→ Data:
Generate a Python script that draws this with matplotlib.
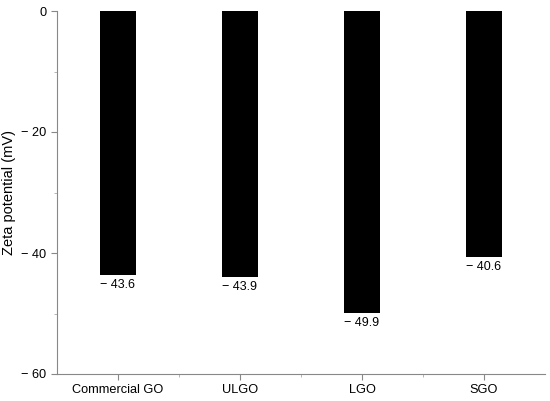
import matplotlib.pyplot as plt
from matplotlib.ticker import MultipleLocator, FixedLocator

plt.rcParams['font.family'] = ['Liberation Sans', 'DejaVu Sans']

samples = ['Commercial GO', 'ULGO', 'LGO', 'SGO']
zeta = [-43.6, -43.9, -49.9, -40.6]
yticks = [0, -20, -40, -60]
ytick_labels = ['0', '\u2212 20', '\u2212 40', '\u2212 60']

fig = plt.figure(figsize=(5.5, 4.01), dpi=100)
ax = fig.add_axes([57 / 550, 1 - 374 / 401, 488 / 550, 363 / 401])

x = range(len(samples))
ax.bar(x, zeta, width=0.3, color='black')
for xi, v in zip(x, zeta):
    ax.annotate('\u2212 {:.1f}'.format(abs(v)), (xi, v), xytext=(0, -3),
                textcoords='offset points', ha='center', va='top', fontsize=9)

ax.set_xlim(-0.5, 3.5)
ax.set_ylim(-60, 0)
ax.set_xticks(list(x))
ax.set_xticklabels(samples, fontsize=9.2)
ax.xaxis.set_minor_locator(FixedLocator([0.5, 1.5, 2.5]))
ax.set_yticks(yticks)
ax.set_yticklabels(ytick_labels, fontsize=9.2)
ax.yaxis.set_minor_locator(MultipleLocator(10))
ax.set_ylabel('Zeta potential (mV)', fontsize=10.5)
ax.yaxis.set_label_coords(-0.083, 0.5)

for s in ['top', 'right']:
    ax.spines[s].set_visible(False)
for s in ['left', 'bottom']:
    ax.spines[s].set_color('#888888')
ax.tick_params(which='major', length=4, color='#888888', direction='out')
ax.tick_params(which='minor', length=2.5, color='#aaaaaa', direction='out')

fig.savefig('out.png', dpi=100)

→ Stated task: Transcribe each line above verbatim, with the pictures left out.

→ Task solution:
Generate a Python script that draws this with matplotlib.
import matplotlib.pyplot as plt
from matplotlib.ticker import MultipleLocator, FixedLocator

plt.rcParams['font.family'] = ['Liberation Sans', 'DejaVu Sans']

samples = ['Commercial GO', 'ULGO', 'LGO', 'SGO']
zeta = [-43.6, -43.9, -49.9, -40.6]
yticks = [0, -20, -40, -60]
ytick_labels = ['0', '\u2212 20', '\u2212 40', '\u2212 60']

fig = plt.figure(figsize=(5.5, 4.01), dpi=100)
ax = fig.add_axes([57 / 550, 1 - 374 / 401, 488 / 550, 363 / 401])

x = range(len(samples))
ax.bar(x, zeta, width=0.3, color='black')
for xi, v in zip(x, zeta):
    ax.annotate('\u2212 {:.1f}'.format(abs(v)), (xi, v), xytext=(0, -3),
                textcoords='offset points', ha='center', va='top', fontsize=9)

ax.set_xlim(-0.5, 3.5)
ax.set_ylim(-60, 0)
ax.set_xticks(list(x))
ax.set_xticklabels(samples, fontsize=9.2)
ax.xaxis.set_minor_locator(FixedLocator([0.5, 1.5, 2.5]))
ax.set_yticks(yticks)
ax.set_yticklabels(ytick_labels, fontsize=9.2)
ax.yaxis.set_minor_locator(MultipleLocator(10))
ax.set_ylabel('Zeta potential (mV)', fontsize=10.5)
ax.yaxis.set_label_coords(-0.083, 0.5)

for s in ['top', 'right']:
    ax.spines[s].set_visible(False)
for s in ['left', 'bottom']:
    ax.spines[s].set_color('#888888')
ax.tick_params(which='major', length=4, color='#888888', direction='out')
ax.tick_params(which='minor', length=2.5, color='#aaaaaa', direction='out')

fig.savefig('out.png', dpi=100)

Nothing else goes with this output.